In order to recover damages against someone for a car accident, a slip and fall, or indeed any type of personal injury claim, the other person must be negligent, meaning that the person must have done something wrong.
Personal Injury Cases: Fault Required
To understand the concept of fault in a personal injury claim, consider a typical slip-and-fall case. Simply because you slipped and fell on someone else’s property doesn’t mean that the person who owns the property (or anyone else for that matter) was negligent. Accidents, where no one is at fault, do happen.
In order to recover damages for slipping on someone else’s property, you and your lawyer must prove that that other person negligently maintained the property. In other words, you must show that the other party did something wrong. Similarly, if you are in a car accident, you can only recover damages from the other driver if the other driver was at fault.
Workers’ Comp Cases: Fault Not Required
In a workers’ compensation case, any employee injured on the job is entitled to workers’ compensation benefits, with some very limited exceptions. Workers’ compensation has nothing to do with fault. You don’t need to prove that your employer or your co-workers did anything wrong in order for you to receive workers’ compensation benefits. Even if you were negligent, and your negligence caused your injury, you’re still entitled to receive workers’ compensation benefits.
Damages for Pain and Suffering
The biggest difference in damages between a personal injury lawsuit and a workers’ compensation case is that you aren’t entitled to benefits for pain and suffering in a workers’ compensation case. In a personal injury claim, you are entitled to recover all of the damages that you have suffered.
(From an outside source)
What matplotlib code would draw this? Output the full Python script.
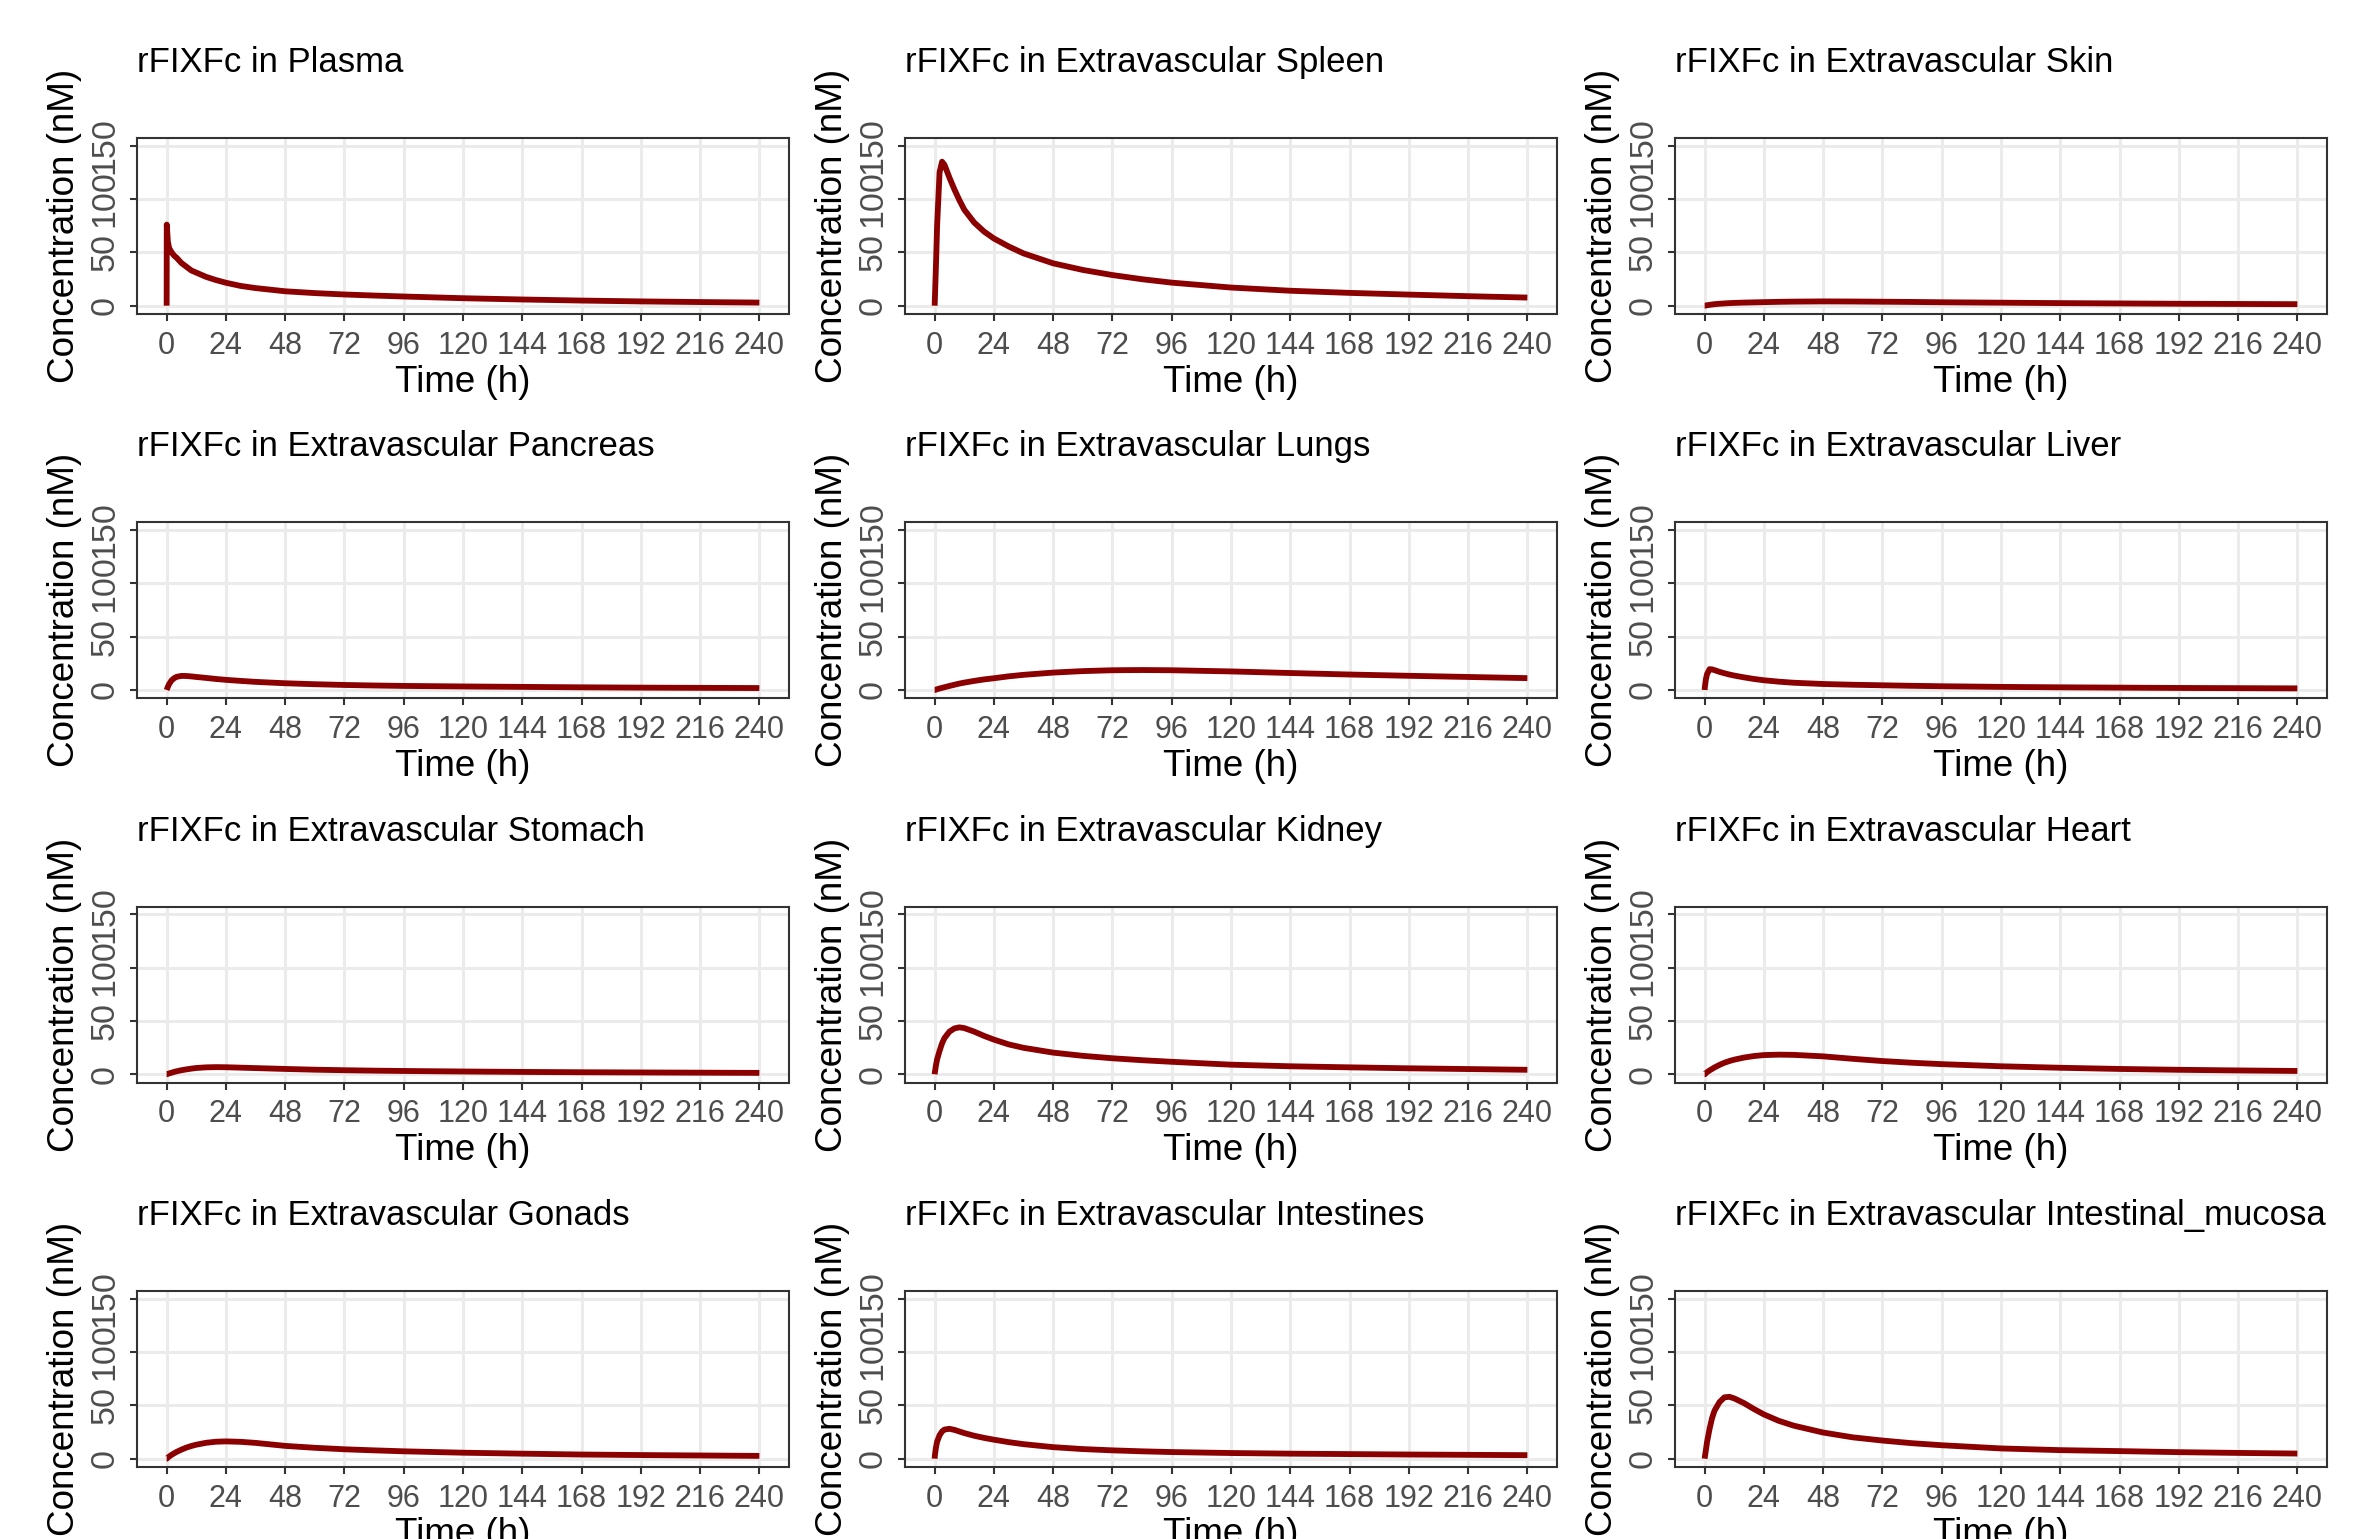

Damages include lost earnings, lost earning capacity, medical bills, future medical expenses, permanent impairment, pain and suffering, and loss of enjoyment of life (i.e., hedonic damages), among other things.
But in a workers’ compensation case, you can only receive weekly compensation, permanent impairment benefits, medical bills, and vocational rehabilitation. (For more detail, see How Much in Workers’ Compensation Benefits Will You Get?)
You cannot receive benefits for pain and suffering in a workers’ compensation case. This is because the concept of workers’ compensation is basically a trade-off between labor and business owners. Before states enacted workers’ compensation laws around the turn of the 20th century, the only remedy that injured workers had against their employers was to sue them for negligence. If the employer was not negligent, or if the employee did not sue or bring a claim against the employer, the employee got nothing.